I don't understand what you're trying to ask.

It seems that you're coming from the POV of automatically discounting Islam, making the assumption that the Prophet Muhammad (saws) made it all up and then asking for the source of his alleged story?

The Qu'ran states that Jesus (as) had a gospel of his own, but that gospel was lost and his message was corrupted. Islamic historians do place a lot of blame on Saul of Tarsus, due to the fact that he is the source of many Christian doctrines that are problematic from an Islamic perspective, and from a historical perspective his "back story" is almost certainly falsified in whole or in part. Christian Biblical scholars for the most part agree that there is a lost gospel, known as the Q source which contained sayings of Jesus (as) such as the Beatitudes, many parables, the Lord's Prayer and the Golden Rule, its believed that this served as one of the main sources for the Gospels of Luke and Matthew.

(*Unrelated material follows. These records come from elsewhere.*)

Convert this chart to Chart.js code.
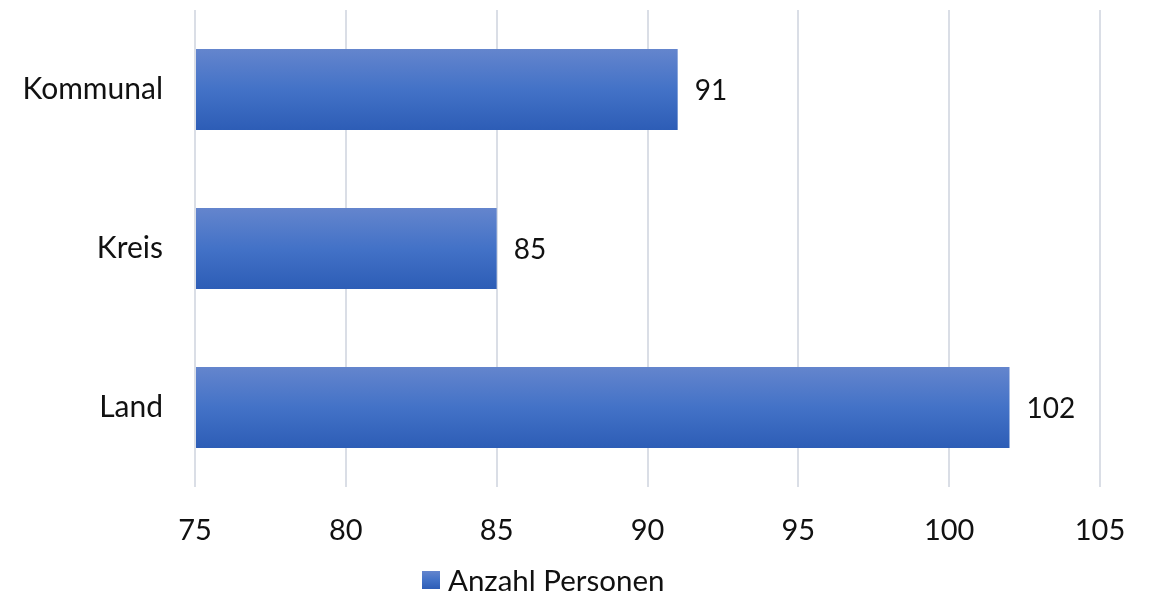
<!DOCTYPE html>
<html>
<head>
<meta charset="utf-8">
<script src="https://cdn.jsdelivr.net/npm/chart.js@4"></script>
<style>
html,body{margin:0;padding:0;background:#fff;}
#wrap{width:1153px;height:595px;position:relative;}
</style>
</head>
<body>
<div id="wrap"><canvas id="c" width="1153" height="595"></canvas></div>
<script>
const categories = ["Kommunal", "Kreis", "Land"];
const seriesName = "Anzahl Personen";
const values = [91, 85, 102];
const xTicks = [75, 80, 85, 90, 95, 100, 105];

const FONT = "Lato, 'Open Sans', sans-serif";
const TOP_C = "#6485cd", MID_C = "#4372c7", BOT_C = "#2d5db6";

function grad(ctx, y0, y1) {
  const g = ctx.createLinearGradient(0, y0, 0, y1);
  g.addColorStop(0, TOP_C);
  g.addColorStop(0.5, MID_C);
  g.addColorStop(1, BOT_C);
  return g;
}

const valueLabels = {
  id: 'valueLabels',
  afterDatasetsDraw(chart) {
    const ctx = chart.ctx;
    const meta = chart.getDatasetMeta(0);
    ctx.save();
    ctx.font = "28px " + FONT;
    ctx.fillStyle = "#111";
    ctx.textAlign = "left";
    ctx.textBaseline = "middle";
    meta.data.forEach((bar, i) => {
      ctx.fillText(String(values[i]), bar.x + 17, bar.y + 1);
    });
    ctx.restore();
  }
};

const customLegend = {
  id: 'customLegend',
  afterDraw(chart) {
    const ctx = chart.ctx;
    ctx.save();
    const bx = 422, by = 571, s = 18;
    ctx.fillStyle = grad(ctx, by, by + s);
    ctx.fillRect(bx, by, s, s);
    ctx.font = "29.5px " + FONT;
    ctx.fillStyle = "#111";
    ctx.textAlign = "left";
    ctx.textBaseline = "middle";
    ctx.fillText(seriesName, bx + 26, by + s / 2 + 1);
    ctx.restore();
  }
};

new Chart(document.getElementById('c'), {
  type: 'bar',
  data: {
    labels: categories,
    datasets: [{
      label: seriesName,
      data: values,
      base: xTicks[0],
      barPercentage: 1,
      categoryPercentage: 0.51,
      backgroundColor: (c) => {
        const chart = c.chart;
        const ys = chart.scales && chart.scales.y;
        if (!ys || !chart.chartArea || c.dataIndex === undefined) return MID_C;
        const yc = ys.getPixelForValue(c.dataIndex);
        const band = (chart.chartArea.bottom - chart.chartArea.top) / categories.length;
        const h = band * 0.51;
        return grad(chart.ctx, yc - h / 2, yc + h / 2);
      },
      borderWidth: 0
    }]
  },
  options: {
    indexAxis: 'y',
    responsive: false,
    animation: false,
    devicePixelRatio: 1,
    layout: { padding: { top: 10, right: 53, left: 0, bottom: 0 } },
    plugins: {
      legend: { display: false },
      tooltip: { enabled: false }
    },
    scales: {
      x: {
        type: 'linear',
        min: xTicks[0],
        max: xTicks[xTicks.length - 1],
        afterBuildTicks: (scale) => { scale.ticks = xTicks.map(v => ({ value: v })); },
        afterFit: (scale) => { scale.height = 108; scale.paddingLeft = 0; scale.paddingRight = 0; },
        grid: { color: '#dadee6', lineWidth: 2, drawTicks: false },
        border: { display: false },
        ticks: { font: { family: FONT, size: 29 }, color: '#111', padding: 26 }
      },
      y: {
        afterFit: (scale) => { scale.width = 195; scale.paddingTop = 0; scale.paddingBottom = 0; },
        grid: { display: false, drawTicks: false },
        border: { display: false },
        ticks: { font: { family: FONT, size: 30 }, color: '#111', padding: 32 }
      }
    }
  },
  plugins: [valueLabels, customLegend]
});
</script>
</body>
</html>
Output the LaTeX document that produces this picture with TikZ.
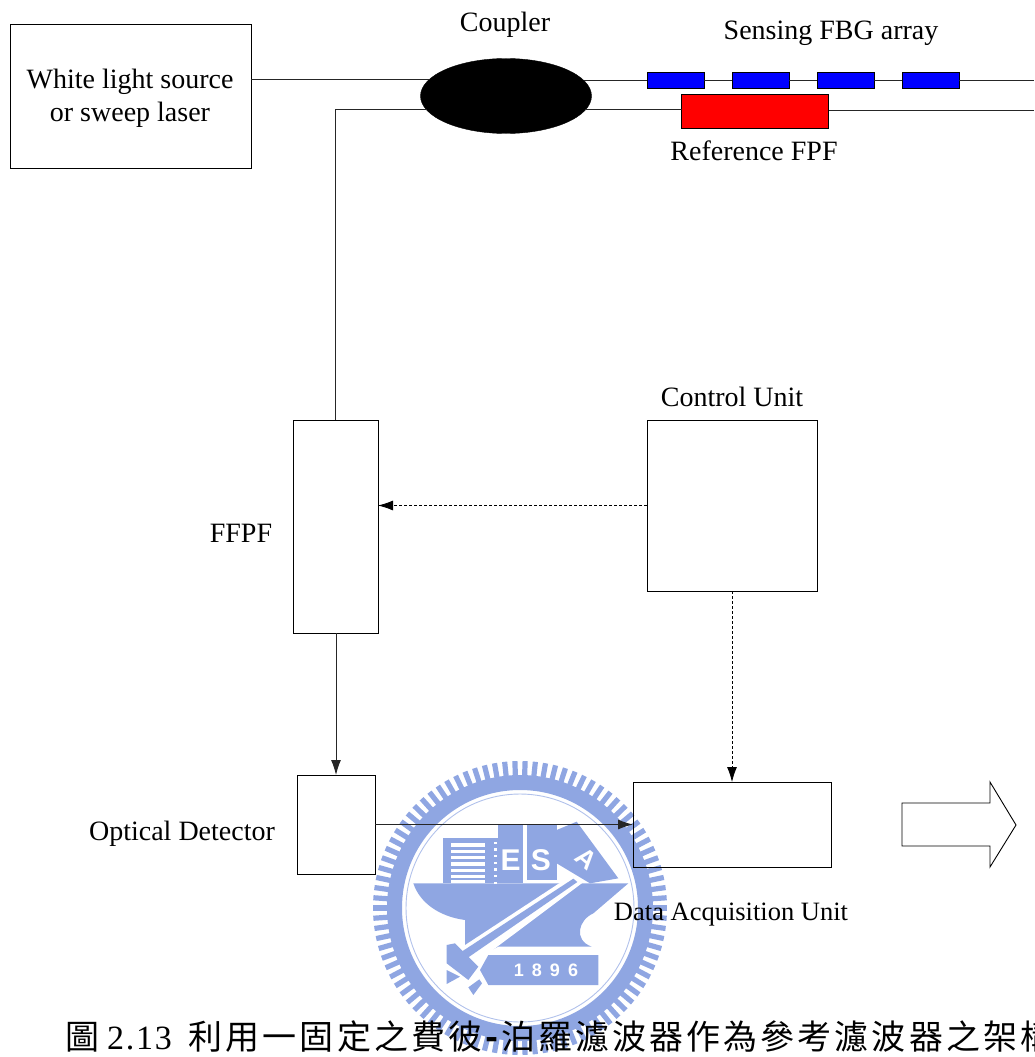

As for disbelief in the divinity of Jesus and the Nicene Triune Godhead, the Arian faction of Christianity preached that Jesus (as) was a man who was given divinity by God, but was not God himself. Arianism was very common amongst Germanic tribes such as the goths, and in Christian communities east and south of the Mediterranean, most notably Alexandria.

However, this isn't really a history question. It's a theological question made to give more evidence to an idea that you already consider to be true.